Mr. Borges clarified in an email to me: The “plant-based” concept combines vegan avoidance of animal food products with supplementary avoidance of “highly processed foods.” (Twizzlers, for example, are vegan but not “plant-based.”) “The term vegan,” he added, “typically refers to people who avoid all animal products (meat, dairy, leather, fur, etc….) not just in their diet but also in their lives,” which is why 22 Days Nutrition avoids it. The meal planning page, he said, uses the term “vegan time” because it’s what Beyoncé said on Instagram.
Are Beyoncé and Jay-Z vegan?
No.
Mr. Borges wrote that Beyoncé eats “a plant-based” — i.e. vegan — “breakfast daily” and consumes no meat on Mondays. Jay-Z eats “2 plant-based meals a day.”
Turn-of-the-century archival footage shows that a teenage Beyoncé never envisioned a meatless world. In this 2000 interview, Beyoncé, outlining Destiny’s Child’s commitment to humility, states: “ … we’ve all promised ourselves that we will stay the same people, still like Popeyes chicken …”
In this 2000 clip, the pop star describes how she plans to remain humble.
(One could argue that like does not necessarily imply eat. Which raises the question: Can a person like something he or she no longer encounters or observes, or only miss it and/or remember it fondly? Is liking eternal, or merely ongoing?)
We can also view the quotation through the lens of two of Buddhism’s noble truths: first, that life is suffering; second, that suffering is caused by desire. In one reading, Beyoncé’s suffering is caused by her desire for Popeyes chicken, and her inability to consume it due to her “plant-based diet.” In another, the suffering is caused by Beyoncé’s yearning for a “plant-based diet,” at odds with her unbreakable public vow to “still like Popeyes chicken” forever. Either way, the challenge is for Beyoncé to embrace suffering.)
Scenarios by which a claim to a lifetime of Beyoncé and/or Jay-Z concert tickets can be forfeited include the death of Beyoncé and/or Jay-Z, and/or a winner’s engaging in activity that may bring “public disrepute, contempt, scandal, or ridicule” on the couple.

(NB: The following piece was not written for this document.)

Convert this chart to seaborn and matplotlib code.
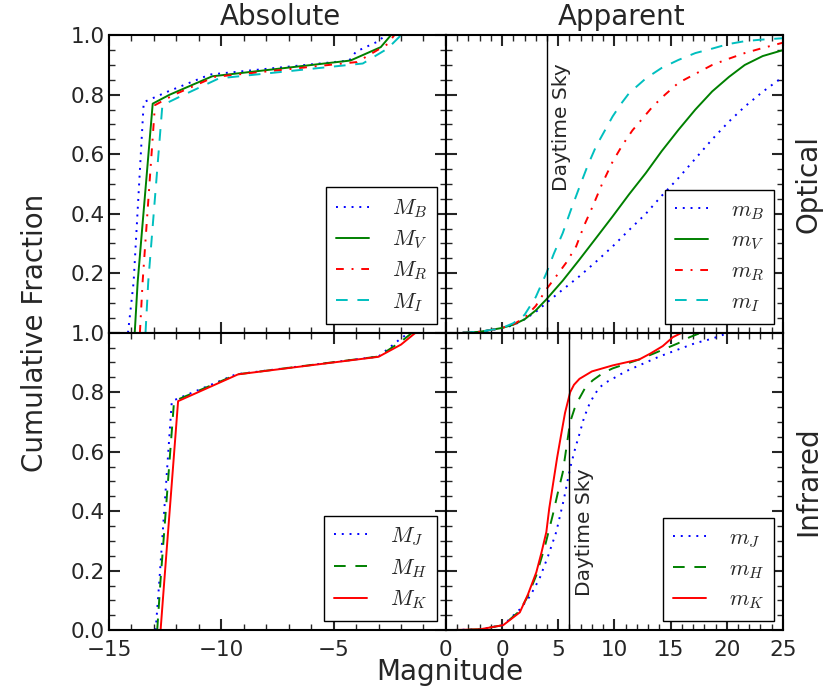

In 2003, the caretaker of Ulysses S. Grant’s tomb implied that Beyoncé had brought that and more upon herself with her “Macy’s 4th of July Fireworks Spectacular” performance of her single “Baby Boy” at the memorial site, which he said “clearly crossed the line.” Fortunately, President Grant’s great-grandson disagreed. “The way the world is now, who cares?” Chapman Grant said in 2003. “It’s kind of nice that he gets even a little exposure.”
“Who knows?” he added. “If the old guy were alive, he might have enjoyed it.”
Speaking of the way the world is now — imagine how different it will be in 2049. Thirty years ago, the World Wide Web was invented. Thirty years before that, the first commercial photocopier was unveiled by Xerox — a company that would later hire Mathew Knowles to work in its Houston office, kick-starting a series of life events culminating in the creation of a 30-year ticket giveaway by Mr. Knowles’s elder daughter. Thirty years before that, Jay-Z was born.
Just kidding: He was born in 1969, which means that at the prize’s conclusion he will be nearly 80. Beyoncé will be 67.